Noel Fielding doesn't need defending against whimsy. He only means to make us laugh. I don't think Shrigley really needs it either, because in the end he does make us think.

Do ebooks die when you face the final page?

Jonathan Franzen doesn't much care for ebooks, going so far as to suggest this week that they might be incompatible with democratic values. The general consensus, even among more conservative readers, seemed to be that he'd got himself into a bit of a tizzy. But his attack on digital texts did remind me of a question I had about my own growing Kindle library. Will I be able to pass it on to my heirs, in the way that libraries have always been passed on to heirs or friends throughout history? After all, when I buy a print copy of a book I don't expect that my children will be prevented from reading it after I die – or from taking an interest in the passages I've underlined (or electronically annotated).

I sent an email to Amazon to ask them to clarify and so far they've sent me four emails back, the first expressing understanding of my concern and promising to get back to me and the next three (all identical) assuring me that the query is "still being investigated". I'm beginning to suspect they don't really want to answer this question at all because when I looked at the Terms and Conditions myself it seemed absolutely straightforward. "Digital Content is licensed, not sold, to you by the Content Provider", it reads, and then adds that you "may not sell, rent, lease, distribute, broadcast, sublicense or otherwise assign" any rights to a third party. This would suggest that if you want freehold on a book you have to buy it in hard-cover. If I'm wrong, perhaps "Earth's Most Consumer-Centric Company" could send me a fifth email.

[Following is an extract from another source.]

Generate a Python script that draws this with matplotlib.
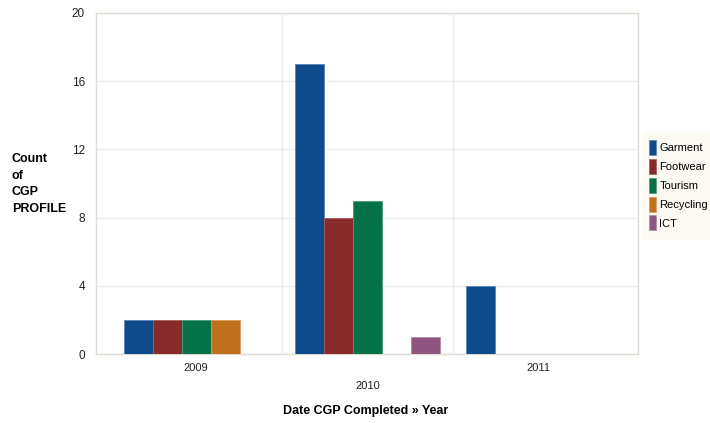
import matplotlib.pyplot as plt
import numpy as np
from matplotlib.patches import Patch

plt.rcParams["font.family"] = ["Liberation Sans", "DejaVu Sans"]

years = ["2009", "2010", "2011"]
series = ["Garment", "Footwear", "Tourism", "Recycling", "ICT"]
garment = [2, 17, 4]
footwear = [2, 8, 0]
tourism = [2, 9, 0]
recycling = [2, 0, 0]
ict = [0, 1, 0]
colors = ["#0f4a8a", "#862a2a", "#047149", "#c0711c", "#8f5680"]
edges = ["#5a84b8", "#a85a5a", "#4a9a78", "#d89a58", "#b08aa6"]

values = [garment, footwear, tourism, recycling, ict]

fig = plt.figure(figsize=(7.1, 4.23), dpi=100)
ax = fig.add_axes([96 / 710, 1 - 354 / 423, (638 - 96) / 710, (354 - 13) / 423])

x = np.arange(len(years))
w = 0.169
for i, (vals, c, ec) in enumerate(zip(values, colors, edges)):
    offs = (i - 2) * w
    for xi, v in zip(x, vals):
        if v > 0:
            ax.bar(xi + offs, v, width=w, color=c, edgecolor=ec, linewidth=0.6, zorder=3)

ax.set_xlim(-0.585, 2.58)
ax.set_ylim(0, 20)
ax.set_yticks([0, 4, 8, 12, 16, 20])
ax.set_xticks([])
ax.grid(axis="y", color="#ececec", linewidth=1, zorder=0)
for gx in (0.5, 1.5):
    ax.axvline(gx, color="#ececec", linewidth=1, zorder=0)

for s in ax.spines.values():
    s.set_color("#dcdcd2")
    s.set_linewidth(1.0)
ax.tick_params(axis="y", length=0, pad=8, labelsize=8.5, labelcolor="#222222")

# staggered year labels under each group
for xi, lab in zip(x, years):
    yoff = -0.095 if xi == 1 else -0.04
    ax.text(xi, yoff, lab, transform=ax.get_xaxis_transform(), ha="center", va="center",
            fontsize=8, color="#222222")

fig.text(12 / 710, 1 - 184 / 423, "Count\nof\nCGP\nPROFILE", ha="left", va="center",
         fontsize=9, fontweight="bold", linespacing=1.5)
fig.text(366 / 710, 1 - 411 / 423, "Date CGP Completed » Year", ha="center", va="center",
         fontsize=9, fontweight="bold")

handles = [Patch(facecolor=c, edgecolor=ec, linewidth=0.5) for c, ec in zip(colors, edges)]
leg = fig.legend(handles, series, loc="upper left", bbox_to_anchor=(645 / 710, 1 - 136 / 423),
                 fontsize=8, frameon=True, handlelength=0.6, handleheight=1.7,
                 handletextpad=0.35, labelspacing=0.35, borderpad=0.35, borderaxespad=0)
leg.get_frame().set_facecolor("#fcf9f0")
leg.get_frame().set_edgecolor("#fcf9f0")
leg.get_frame().set_boxstyle("square")

fig.savefig("out.png", dpi=100)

A wee warning for theatre-goers

I seem to remember once going to see a production of Martin McDonagh's The Lieutenant of Inishmore in Stratford at which audience members sitting on the front row were offered pakamacs, so bloody was the action. Only if you were a couple of rows back could you be absolutely sure that you were beyond splatter range. More conventionally, the front row always exposes you to the danger of a light sprinkling of "actoplasm" – Nigel Planer's brilliant coinage for the salivary excess that sometimes accompanies more vigorous performances. But until the other night I hadn't yet seen front-row theatre-goers flinching away from an oncoming rivulet of urine. It happened in Lucy Bailey's new production of The Taming of the Shrew, after Katherine has demonstrated the extent of her rage by deliberately wetting herself in front of Petruchio. I take it that the "urine" is fake and entirely innocuous, but it didn't stop the disgust reflex kicking in for some as it set off down the rake towards them. The moment itself, incidentally, is brilliant – a shocking measure of Katherine's extremity and a curious kind of challenge to Petruchio. When it happens you see a kind of admiration dawn on his face at just how far his opponent is prepared to go. But if you're in A33 or A34 you might just want to take a pair of galoshes.